If the product has a break-glass path, test that too. Break-glass access should be easier to detect, not easier to hide.

Abuse scenarios to simulate on purpose

Real attackers rarely use the path you expect. They look for weak edges and stale state.

  • A support admin opens a tenant, exports customer data, and then tries to pivot into another tenant through a stale tab. The second tenant should never open.
  • A privileged user starts impersonation on a trusted laptop, then loses access approval. The active session should die as soon as revocation hits.
  • An operator with partial rights tries to impersonate a higher-privilege tenant owner. ABAC should block the target, even if the role seems valid.
  • A script sends many impersonation requests in a short burst. Rate limits should hold, and security telemetry should show the pattern.
  • A user claims they approved access, but the audit trail has no notice, reason, or approval event. That gap should fail release, because it hides the chain of custody.

These cases show whether your controls still work when the session state gets messy.

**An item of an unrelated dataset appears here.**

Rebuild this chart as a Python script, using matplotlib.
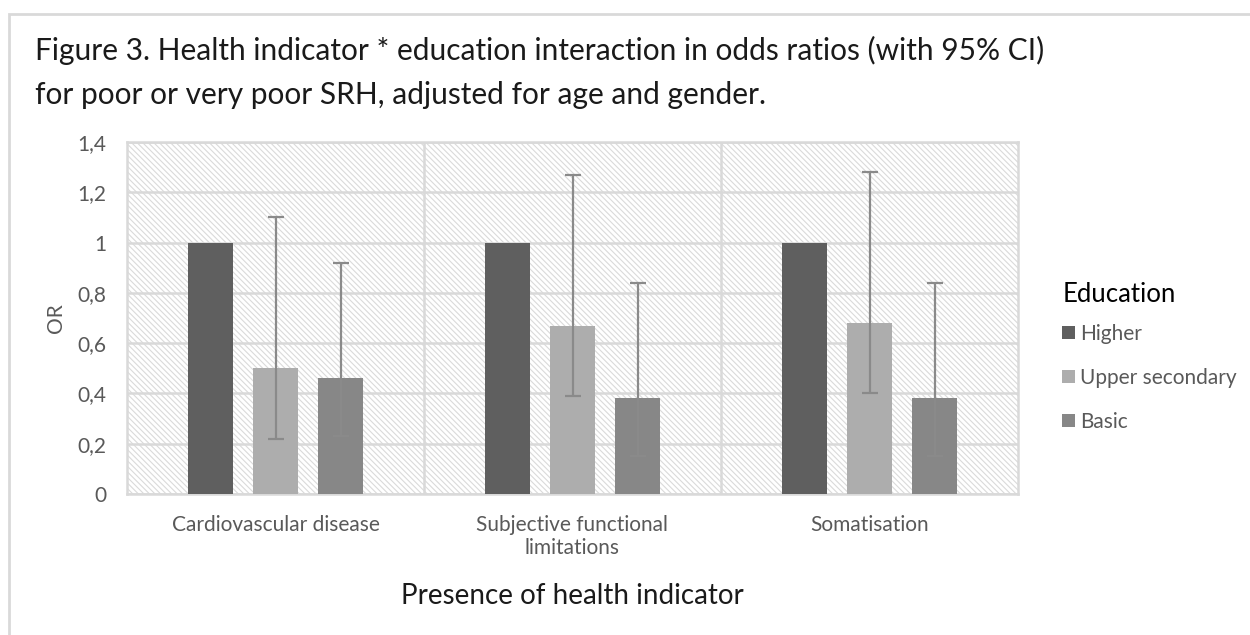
import matplotlib
matplotlib.use("Agg")
import matplotlib.pyplot as plt
import numpy as np
from matplotlib.patches import Rectangle

plt.rcParams['font.family'] = ['Lato', 'DejaVu Sans']
plt.rcParams['hatch.color'] = '#dadada'
plt.rcParams['hatch.linewidth'] = 0.8

categories = ["Cardiovascular disease", "Subjective functional\nlimitations", "Somatisation"]
groups = ["Higher", "Upper secondary", "Basic"]
odds = {
    "Higher": [1.0, 1.0, 1.0],
    "Upper secondary": [0.50, 0.67, 0.68],
    "Basic": [0.46, 0.38, 0.38],
}
ci_low = {
    "Upper secondary": [0.22, 0.39, 0.40],
    "Basic": [0.23, 0.15, 0.15],
}
ci_high = {
    "Upper secondary": [1.10, 1.27, 1.28],
    "Basic": [0.92, 0.84, 0.84],
}
colors = {"Higher": "#5f5f5f", "Upper secondary": "#adadad", "Basic": "#878787"}
yticks = [0, 0.2, 0.4, 0.6, 0.8, 1.0, 1.2, 1.4]

fig = plt.figure(figsize=(12.5, 6.35), dpi=100)
ax = fig.add_axes([127/1250, 1-494/635, (1018-127)/1250, (494-142)/635])

# outer chart frame
fig.patches.append(Rectangle((9/1250, -0.05), 1.1, 1-14/635+0.05, transform=fig.transFigure,
                             fill=False, edgecolor='#d9d9d9', linewidth=2))

x = np.arange(len(categories))
width = 0.152
step = 0.219

# hatched plot background
ax.add_patch(Rectangle((0, 0), 1, 1, transform=ax.transAxes, facecolor='white',
                       hatch='\\\\\\\\\\\\', edgecolor='#dadada', linewidth=0, zorder=0))

for i, g in enumerate(groups):
    pos = x + (i - 1) * step
    ax.bar(pos, odds[g], width, color=colors[g], label=g, zorder=3)
    if g in ci_low:
        vals = np.array(odds[g])
        err = [vals - np.array(ci_low[g]), np.array(ci_high[g]) - vals]
        ax.errorbar(pos, vals, yerr=err, fmt='none', ecolor='#8a8a8a',
                    elinewidth=1.6, capsize=6, capthick=1.6, zorder=4)

ax.set_xlim(-0.5, 2.5)
ax.set_ylim(0, 1.4)
ax.set_yticks(yticks)
ax.set_yticklabels([("%g" % v).replace('.', ',') for v in yticks])
ax.set_xticks(x)
ax.set_xticklabels(categories, linespacing=1.2)
for b in [0.5, 1.5]:
    ax.axvline(b, color='#d9d9d9', linewidth=1.8, zorder=1)
ax.yaxis.grid(True, color='#d9d9d9', linewidth=1.8, zorder=1)
ax.set_axisbelow(True)
for s in ax.spines.values():
    s.set_color('#d9d9d9')
    s.set_linewidth(1.8)
ax.tick_params(length=0, labelsize=15, colors='#595959')
ax.tick_params(axis='y', pad=15)
ax.tick_params(axis='x', pad=15)

ax.set_ylabel("OR", fontsize=15, color='#595959', labelpad=8)
ax.set_xlabel("Presence of health indicator", fontsize=20, color='#1a1a1a', labelpad=18)

fig.text(35/1250, 1-72.5/635, "Figure 3. Health indicator * education interaction in odds ratios (with 95% CI)\n"
         "for poor or very poor SRH, adjusted for age and gender.",
         fontsize=21.5, color='#1a1a1a', va='center', ha='left', linespacing=1.72)

leg = ax.legend(loc='upper left', bbox_to_anchor=(1052/1250, 1-272/635), bbox_transform=fig.transFigure,
                frameon=False, title="Education", fontsize=15, title_fontsize=18.5,
                handlelength=0.6, handleheight=0.6, handletextpad=0.25, labelspacing=1.15,
                borderpad=0)
leg._legend_box.align = "left"
leg._legend_box.sep = 12
for t in leg.get_texts():
    t.set_color('#595959')

fig.savefig("out.png", dpi=100)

A tester’s checklist before sign-off

Keep this runbook linked to your internal RBAC test plan, audit-log review guide, and tenant-isolation checklist. The final review should cover these points:

  • Only approved roles can start impersonation.
  • JIT access windows expire on time.
  • The target tenant and target user stay fixed for the whole session.
  • Reason capture is required and tied to a ticket or incident.
  • Consent or notification fires when policy says it should.
  • Audit logs include admin ID, target ID, tenant ID, IP, device, timestamp, and action history.
  • Replays, stale tokens, and reused signed URLs fail.
  • Rate limits stop start, extend, and revoke spam.
  • Revocation clears the session everywhere.
  • Rollback restores the previous view and access context.

A pass on this checklist means the feature can survive normal use and hostile probing. A gap in any line means the session can become a covert data path.

Conclusion

Admin impersonation is useful, but it has to behave like a controlled privilege grant. If your tests only cover the happy path, you have not tested tenant abuse at all.

Focus on boundaries, time limits, logs, and revocation first. When those controls hold under pressure, the feature becomes support tooling instead of a quiet security risk.

If your team wants help reviewing impersonation controls or tenant boundary checks, Book a Discovery Call with Bud Consulting.

FAQ

What should audit logs capture for admin impersonation?

At minimum, log the admin identity, target identity, tenant ID, timestamp, IP address, device or browser details, reason, and every sensitive action taken. If your logs do not let you reconstruct the full session, they are too thin.

Should impersonation sessions notify the target user?

Yes, when your policy allows it or requires it. Notification reduces stealth and gives the tenant a chance to spot abuse, but the message should stay clear and useful.

How do you test rollback and revocation?

Revoke the session while it is active, then try to use the same browser, token, and signed URL again. Each retry should fail, and the system should clear any cached access state across services.

How do you test just-in-time access for impersonation?

Approve access for a short window, wait for that window to close, and then repeat the same request. The system should block the late request, even if the admin still has a valid login session.